--- RECORDED DATA ---

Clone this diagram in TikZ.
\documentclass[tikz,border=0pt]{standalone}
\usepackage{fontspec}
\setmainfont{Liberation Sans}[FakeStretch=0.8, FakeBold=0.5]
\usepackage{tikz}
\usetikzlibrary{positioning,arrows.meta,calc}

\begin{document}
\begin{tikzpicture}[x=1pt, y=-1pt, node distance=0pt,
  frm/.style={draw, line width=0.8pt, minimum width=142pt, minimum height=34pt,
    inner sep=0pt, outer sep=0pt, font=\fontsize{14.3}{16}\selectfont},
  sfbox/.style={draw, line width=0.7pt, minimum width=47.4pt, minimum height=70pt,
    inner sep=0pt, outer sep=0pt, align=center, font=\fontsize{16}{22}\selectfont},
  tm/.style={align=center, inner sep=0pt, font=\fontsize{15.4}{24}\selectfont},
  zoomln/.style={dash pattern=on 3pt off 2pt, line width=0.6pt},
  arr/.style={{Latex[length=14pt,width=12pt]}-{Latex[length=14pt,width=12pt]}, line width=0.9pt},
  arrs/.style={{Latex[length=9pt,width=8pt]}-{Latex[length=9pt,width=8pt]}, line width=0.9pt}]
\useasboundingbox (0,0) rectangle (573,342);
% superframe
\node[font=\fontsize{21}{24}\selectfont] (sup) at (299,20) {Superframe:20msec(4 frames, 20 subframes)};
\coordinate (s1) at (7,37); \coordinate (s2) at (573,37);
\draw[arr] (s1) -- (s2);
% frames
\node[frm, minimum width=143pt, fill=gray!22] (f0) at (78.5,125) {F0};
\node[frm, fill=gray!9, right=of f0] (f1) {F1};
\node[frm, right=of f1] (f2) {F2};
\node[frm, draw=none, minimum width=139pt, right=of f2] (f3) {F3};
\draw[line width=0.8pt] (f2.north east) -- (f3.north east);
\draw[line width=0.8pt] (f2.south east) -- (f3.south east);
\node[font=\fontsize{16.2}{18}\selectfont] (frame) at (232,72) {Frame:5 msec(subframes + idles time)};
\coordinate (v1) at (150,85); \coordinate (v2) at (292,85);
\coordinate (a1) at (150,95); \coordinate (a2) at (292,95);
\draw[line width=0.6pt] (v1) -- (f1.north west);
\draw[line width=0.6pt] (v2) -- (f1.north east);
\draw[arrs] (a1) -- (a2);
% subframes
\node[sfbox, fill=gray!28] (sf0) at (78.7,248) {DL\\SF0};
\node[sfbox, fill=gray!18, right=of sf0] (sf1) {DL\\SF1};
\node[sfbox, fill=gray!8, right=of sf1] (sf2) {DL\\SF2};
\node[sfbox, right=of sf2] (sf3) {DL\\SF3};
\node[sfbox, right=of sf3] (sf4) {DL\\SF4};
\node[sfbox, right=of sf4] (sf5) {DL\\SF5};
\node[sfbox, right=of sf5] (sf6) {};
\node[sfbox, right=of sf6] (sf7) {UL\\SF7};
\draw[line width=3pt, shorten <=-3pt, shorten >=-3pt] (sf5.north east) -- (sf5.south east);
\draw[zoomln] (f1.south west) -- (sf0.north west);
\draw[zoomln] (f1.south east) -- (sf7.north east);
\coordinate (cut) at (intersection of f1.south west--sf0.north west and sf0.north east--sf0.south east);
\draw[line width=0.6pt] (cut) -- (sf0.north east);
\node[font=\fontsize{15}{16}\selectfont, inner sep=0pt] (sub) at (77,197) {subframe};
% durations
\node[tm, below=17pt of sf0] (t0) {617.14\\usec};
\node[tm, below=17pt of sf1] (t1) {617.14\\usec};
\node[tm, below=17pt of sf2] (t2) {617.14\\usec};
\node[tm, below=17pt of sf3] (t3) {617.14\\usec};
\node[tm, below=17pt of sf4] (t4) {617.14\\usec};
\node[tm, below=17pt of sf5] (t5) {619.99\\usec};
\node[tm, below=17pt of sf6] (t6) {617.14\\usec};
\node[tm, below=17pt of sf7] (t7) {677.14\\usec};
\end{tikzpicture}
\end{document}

---
--- RECORDED DATA ---

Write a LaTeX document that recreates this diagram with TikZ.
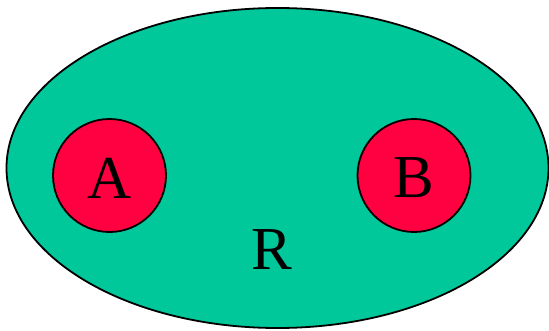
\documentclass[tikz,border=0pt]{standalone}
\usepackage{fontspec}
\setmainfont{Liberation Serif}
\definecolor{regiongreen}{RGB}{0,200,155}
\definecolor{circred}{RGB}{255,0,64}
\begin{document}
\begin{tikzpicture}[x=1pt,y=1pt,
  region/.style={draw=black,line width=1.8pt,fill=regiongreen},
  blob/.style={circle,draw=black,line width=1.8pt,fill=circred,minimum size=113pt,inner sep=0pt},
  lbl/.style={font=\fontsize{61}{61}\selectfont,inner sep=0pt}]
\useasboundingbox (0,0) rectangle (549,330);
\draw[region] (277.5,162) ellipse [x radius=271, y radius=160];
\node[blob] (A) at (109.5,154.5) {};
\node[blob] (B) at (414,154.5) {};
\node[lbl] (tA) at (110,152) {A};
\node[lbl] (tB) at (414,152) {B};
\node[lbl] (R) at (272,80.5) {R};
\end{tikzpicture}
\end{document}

---
--- RECORDED DATA ---

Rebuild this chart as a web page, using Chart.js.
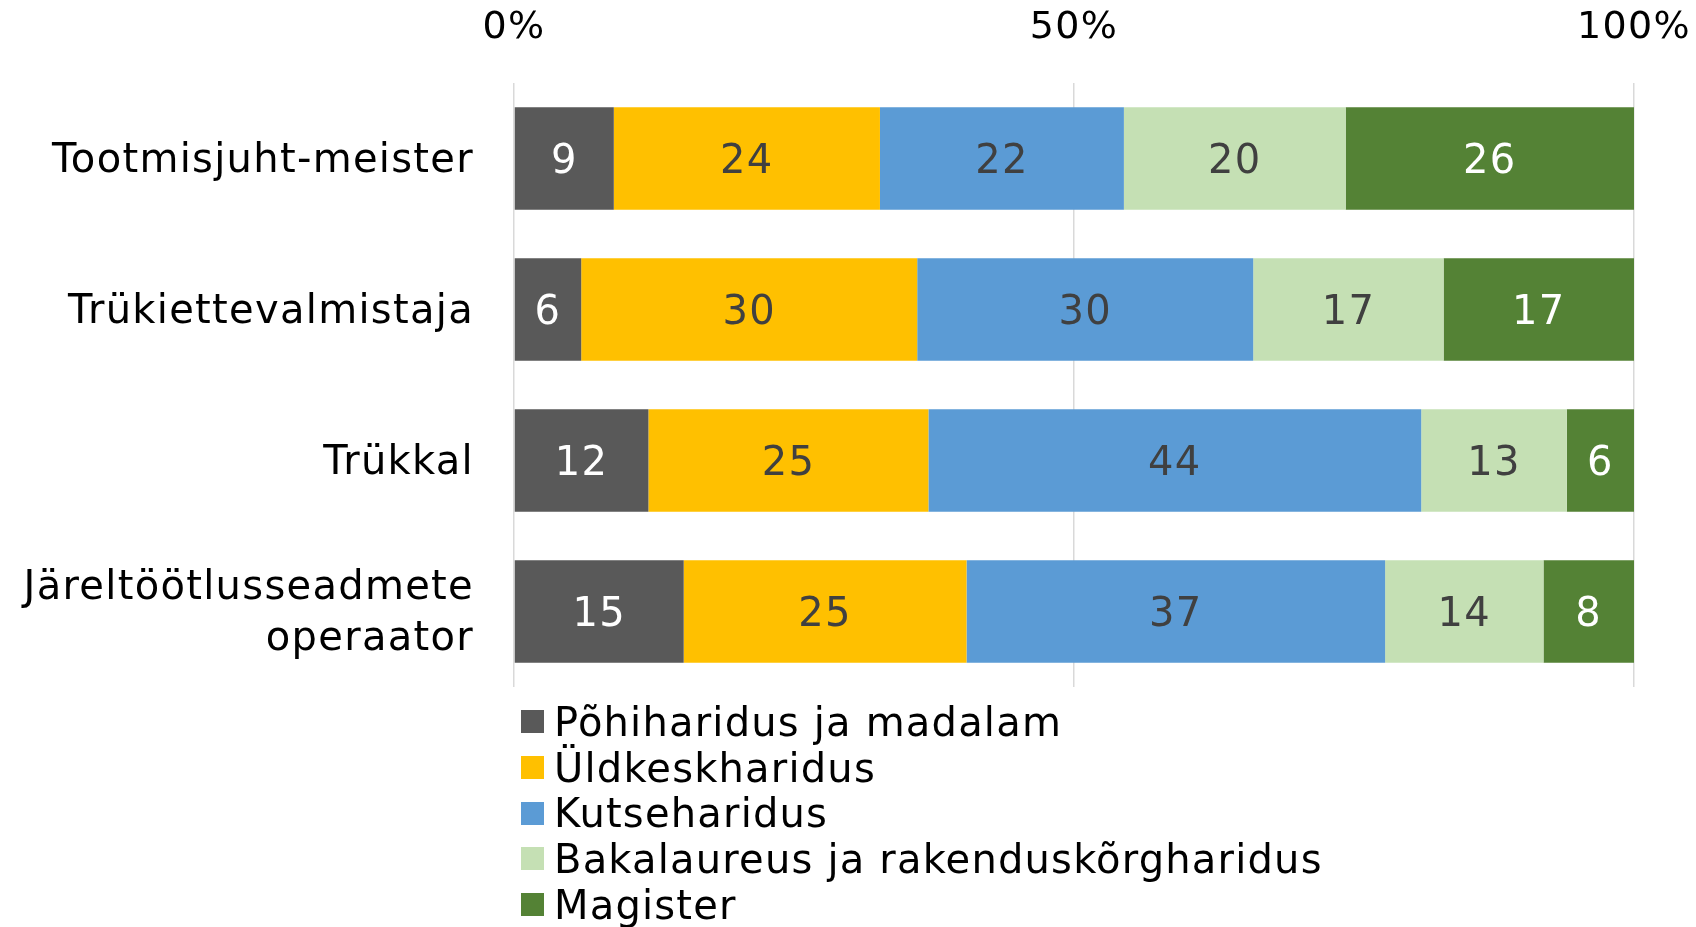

---

CHALLENGE: Go through the records above, find every line with the word "diagram", and list those lines.

ANSWER TO THE PROBLEM:
Clone this diagram in TikZ.
Write a LaTeX document that recreates this diagram with TikZ.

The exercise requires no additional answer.